Nevertheless, Willner did continue doing significant curatorial compilation work over the years, producing multi-artist tributes, Lost in the Stars: The Music of Kurt Weill in ’85, Stay Awake: Various Interpretations of Music from Vintage Disney Films in ’86 (perhaps his most heartfelt and esoteric work), and Weird Nightmare: Meditations on Mingus in ’92.
Photo by Flickr user valstadsve.
It was on this last one that he really upped his own ante! Performers like Keith Richards, Elvis Costello, Henry Rollins, Leonard Cohen, Diamanda Galas, Ray Davies, and yes, Chuck D. were paired up with the rotating cast of (at this point) downtown weirdos, like Bill Frisell, Marc Ribot, Henry Threadgill, Vernon Reid, and Don Byron, to play the hits of the turbulent genius on strange instruments designed and built by Harry Partch.

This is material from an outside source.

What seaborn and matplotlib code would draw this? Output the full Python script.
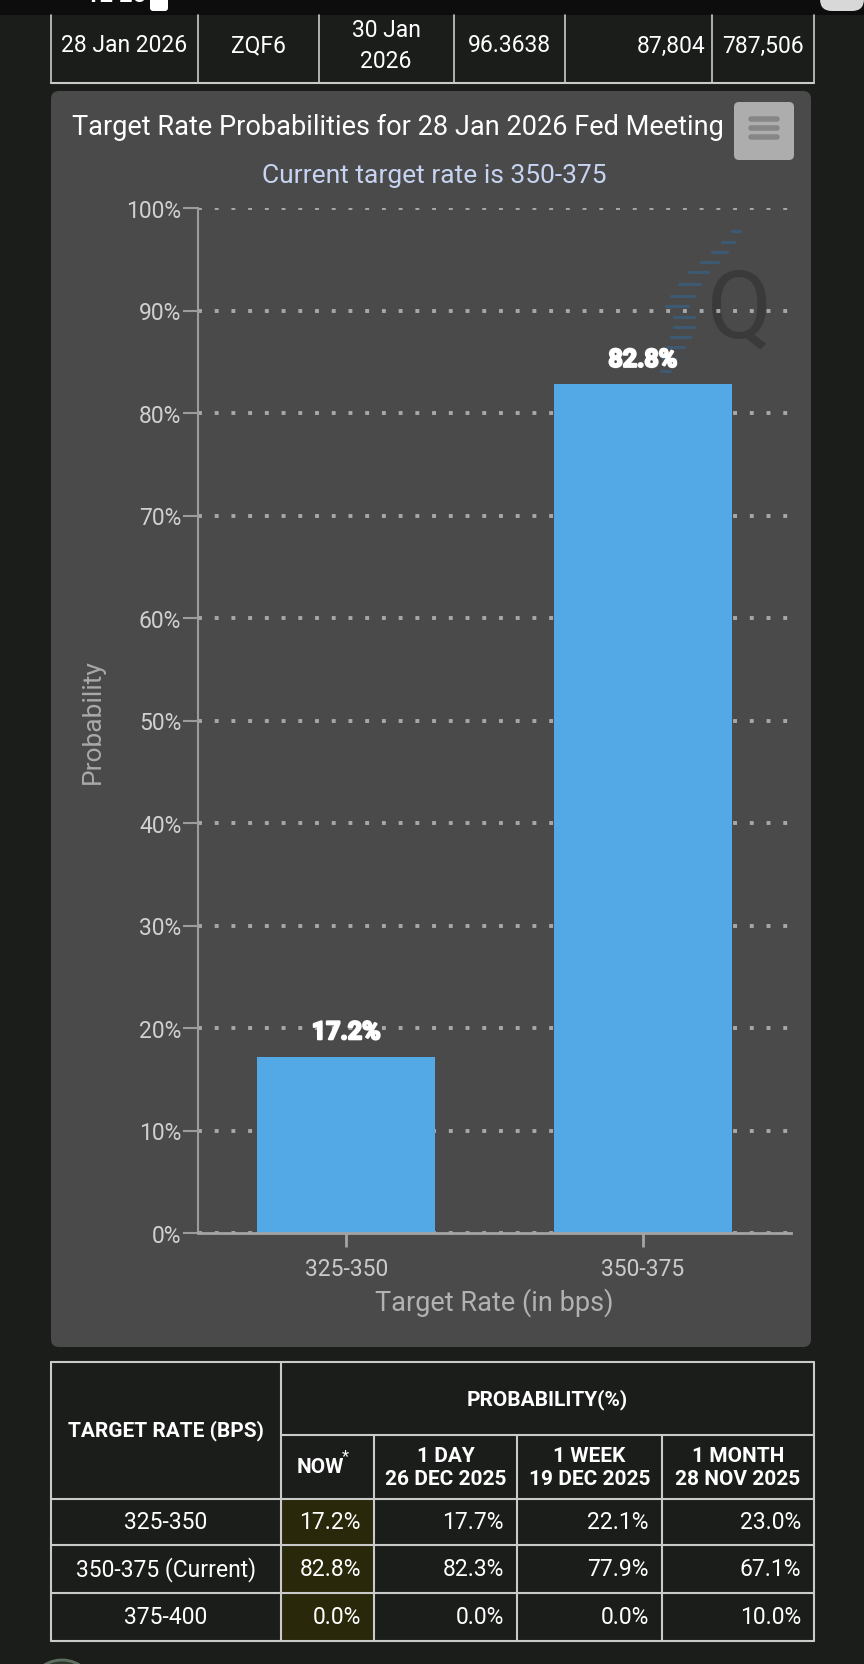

Although this was his last fully-produced multi-artist tribute, Willner never stopped journeying down the rabbit hole. He produced Marianne Faithful’s dark, confessional album Strange Weather, beat poet William Burroughs’ Dead City Radio, and Lou Reed’s Ecstasy, to name a paltry few. And he was responsible for some of New York City’s greatest musical events over the years, as well.
In his 45 year career, Hal Willner prove his ability to imagine and actually realize connections most wouldn’t even dream of. He found a comfortable niche spanning the New York jazz and downtown experimental music scenes, the midtown late night TV scene, and more broadly the universe of influences that had shaped him since childhood.
He can also be heard on just a few of the albums he’s produced, as well. Although he does do readings and gets on stage every now and then, he is not, and never wanted to be a performing musician. Instead, he took pride in being a curator, and a masterful one at that. Willner was not unlike the art critic in a world where art has become its own criticism and criticism its own art, except his message was simple: Just listen.
By taking the music he loved, deconstructing it, pulling it out of its context to be performed by artists who are being pulled out of their own contexts, Willner forced his listener to abandon all preconceptions and stereotypes and just listen with fresh ears.